When the Smoke Clears: Sixty 6, Sixty 1 is the fourth studio album by American hip-hop group Three 6 Mafia. The album was released on June 13, 2000, by RED Distribution, SRC Records, Loud Records, and DJ Paul and Juicy J's Hypnotize Minds. The album bolstered the group's popularity immensely, and contains some of Three 6 Mafia's most well known tracks, such as "Sippin' on Some Syrup", "Who Run It", and "I'm So Hi". The album was one of the last projects featuring all of the original group's members, as Gangsta Boo left after the Choices: The Album soundtrack, and Koopsta Knicca left after the album's release. The album title is a reference to the year 1999 being 6661 (Sixty 6, Sixty 1) inverted.

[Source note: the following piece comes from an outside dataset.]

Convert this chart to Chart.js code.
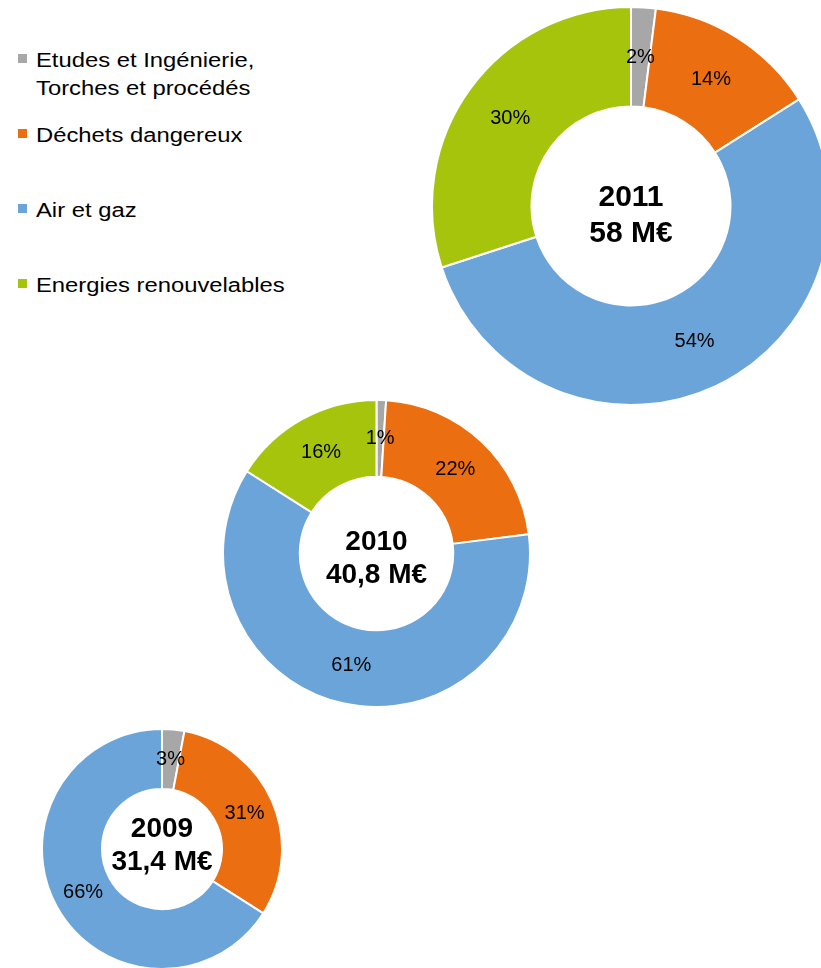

==Commercial performance==
The album peaked at number 6 on the Billboard 200. It was certified platinum by the RIAA (Recording Industry Association of America) for selling 1,000,000 copies on December 1, 2000.

== Critical reception ==
AllMusic emphasizes the more polished production compared to the band's previous albums, but feels that the length of the opus results in the presence of a few filler tracks, making the whole uneven. Despite these imperfections, AllMusic considers When the Smoke Clears to be "a noteworthy addition to Three 6 Mafia's deep canon".

Professional ratings
Review scores
| Source | Rating |
| AllMusic | Star |

==Track listing==
- All tracks are produced by DJ Paul and Juicy J

| No. | Title | Length |
|---|---|---|
| 1. | "Intro" | 0:59 |
| 2. | "44 Killers (Interlude)" | 1:44 |
| 3. | "Sippin' on Some Syrup" (featuring UGK & Project Pat) | 4:24 |
| 4. | "Weak Azz Bitch" (featuring La Chat) | 2:49 |
| 5. | "Just Like Us" | 4:16 |
| 6. | "I'm So Hi" | 3:57 |
| 7. | "Mafia Niggaz" | 3:05 |
| 8. | "Hook Up W/Hoes (Skit)" | 0:41 |
| 9. | "From Da Back" | 4:04 |
| 10. | "Fuck Y'all Hoes" | 4:01 |
| 11. | "Where Da Cheese At" | 2:31 |
| 12. | "Tongue Ring" | 4:06 |
| 13. | "Barrin' You Bitches" | 3:39 |
| 14. | "Whatcha Know" (featuring Big Gipp) | 4:20 |
| 15. | "Act Like You Know Me (Point 'Em Out)" | 4:11 |
| 16. | "Take A Bump" | 2:27 |
| 17. | "Touched Wit It" (featuring Fiend, La Chat & Mr. Serv-On) | 4:11 |
| 18. | "M.E.M.P.H.I.S." (featuring Hypnotize Camp Posse: Project Pat, La Chat, T-Rock, M.C. Mack & Young Buck) | 4:53 |
| 19. | "Just Anotha Crazy Click" (featuring Insane Clown Posse & Twiztid) | 3:59 |
| 20. | "Who Run It" | 4:11 |
| 21. | "Put Ya Signs" | 4:15 |
| 22. | "What's Next (Outro)" | 1:53 |
| Total length: |  | 74:36 |

==Charts==

===Weekly charts===

| Chart (2000) | Peak position |
|---|---|
| US Billboard 200 | 6 |
| US Top R&B/Hip-Hop Albums (Billboard) | 2 |

===Year-end charts===

| Chart (2000) | Position |
|---|---|
| US Billboard 200 | 94 |
| US Top R&B/Hip-Hop Albums (Billboard) | 30 |

==Certifications==

| Region | Certification | Certified units/sales |
| United States (RIAA) | Platinum | 1,000,000^{^} |
^{^} Shipments figures based on certification alone.